A dúvida que pairava era: “Como o Gustavinho vai lidar com grandes estrelas?” Tinha muita gente se perguntando se eu daria conta. E isso, por si só, já dava um peso enorme à temporada. Para complicar ainda mais, logo no começo, fomos eliminados na Liga Sul-Americana, num jogo na Arena HSBC, aqui na Barra. Isso aumentou ainda mais a cobrança.
Mas conseguimos reagir, crescer durante a temporada e vencer um título importante em Franca, o que tornou tudo ainda mais especial. A forma como os jogadores me receberam foi decisiva. Os veteranos – Olivinha, Anderson, Marquinhos – me acolheram de forma excelente, me deram muito suporte, assim como os mais jovens. O grupo comprou a ideia, e isso fez toda a diferença naquele primeiro ano de Flamengo.
Ainda sobre Flamengo... A gente acompanhou sua trajetória e viu a construção de diversos elencos. Esse último time, especificamente, parecia muito ligado a você. Jogadores como o Gui Deodato, o Alexei Borges, o Shaq Johnson Sr e Ruan MIrando. Esse elenco foi o mais com a sua personalidade intensa e competitiva?
O Fernando Pereira, nosso assistente técnico, falou no início da temporada: “Esse é o melhor time que já montamos no Flamengo”. E quando a gente diz “melhor”, não quer dizer que os outros foram ruins. Os outros elencos também foram excelentes. Aquele primeiro time com o Balbi no auge, Olivinha, Varejão, Nesbitt, Derek... era fortíssimo. Depois, o time com Iago, Martínez, Olivinha e Hettsheimeir, que ganhou tudo. Mas talvez esse último elenco tenha sido o mais completo.
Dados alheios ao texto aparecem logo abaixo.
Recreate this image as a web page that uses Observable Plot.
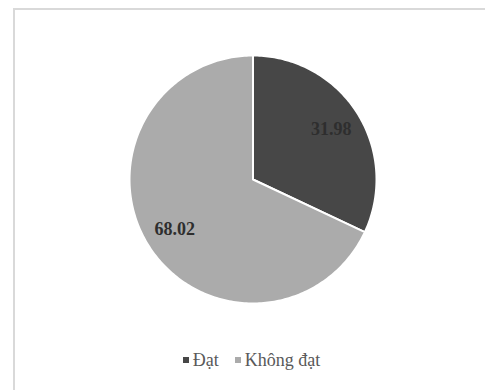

Dez dias antes da minha saída, estávamos liderando a Champions e tínhamos vencido o Super 8 contra o Minas — invicto em casa até então e favorito ao título. Era um time de chegada. Quando o jogo exigia, ele respondia. Tecnicamente, se não foi o melhor, foi certamente um dos mais completos.
O futuro
E o futuro, Gustavinho? Você tem algo planejado? Existe a possibilidade de finalmente trabalhar fora do país? Há alguma coisa em vista que você possa compartilhar?
Esse momento, pra mim, pessoalmente, é um pouco mais delicado. Eu tinha contrato com o Flamengo até meados de 2026, e minha família toda se planejou para ficar no Rio de Janeiro até essa data. Minha esposa tem os compromissos dela, meus filhos e minhas filhas também. Então, essa ruptura com o clube me pegou de surpresa — até porque tínhamos acabado de renovar o contrato. A demissão realmente não era algo que eu esperava. Mas os compromissos da minha família continuam no Rio. Por isso, mesmo com algumas propostas do exterior — e aqui vale dizer que não recebi nenhuma proposta concreta de clubes brasileiros, apenas sondagens —, eu acabei recusando. Uma delas era até interessante esportivamente, mas não fazia sentido nesse momento. Estou priorizando a vida pessoal agora. Recentemente estive nos Estados Unidos por uma semana, fazendo contatos, participando de cursos, conversando com gente do meio. Pretendo seguir nesse caminho de capacitação por enquanto, enquanto me preparo para os próximos desafios.
Mas dá pra sentir que existe ainda aquela vontade, né? Aquela faísca de “quero voltar e ganhar tudo de novo”?
Com certeza. Você me conhece. Essa vontade está sempre acesa. Principalmente porque a maneira como tudo se encerrou no Flamengo foi muito significativa pra mim. Quando fui comunicado da decisão pelo Marcos Vinícius (Simões Freire, diretor de esportes Olímpicos do Rubro-Negro), disseram que eu poderia me despedir dos atletas. Eles estavam no horário do treino, mas tinham me esperado. Fui até a quadra, conversei com eles, alguns também falaram algumas palavras, e foi um momento muito emocionante. Apesar de não parecer, eu sou um cara emotivo, e depois de quase sete anos juntos, aquilo mexeu muito comigo. Quando saí da quadra, eles já estavam sentados se trocando, e todos se levantaram e começaram a bater palmas. Isso ficou marcado em mim. Quando ouço críticas dizendo que eu não me dava bem com jogador X ou Y, eu penso nessa cena. Não sou padrinho de casamento de nenhum deles, nem dos filhos, mas temos uma relação de respeito, até de amizade. Já jantamos juntos, visitamos as casas uns dos outros. Claro que houve atritos — é natural em qualquer ambiente competitivo. Eu exerço um cargo de liderança, preciso cobrar, assim como sou cobrado por quem está acima de mim. Mas essa despedida foi um momento simbólico que me dá combustível para querer voltar e repetir tudo de novo.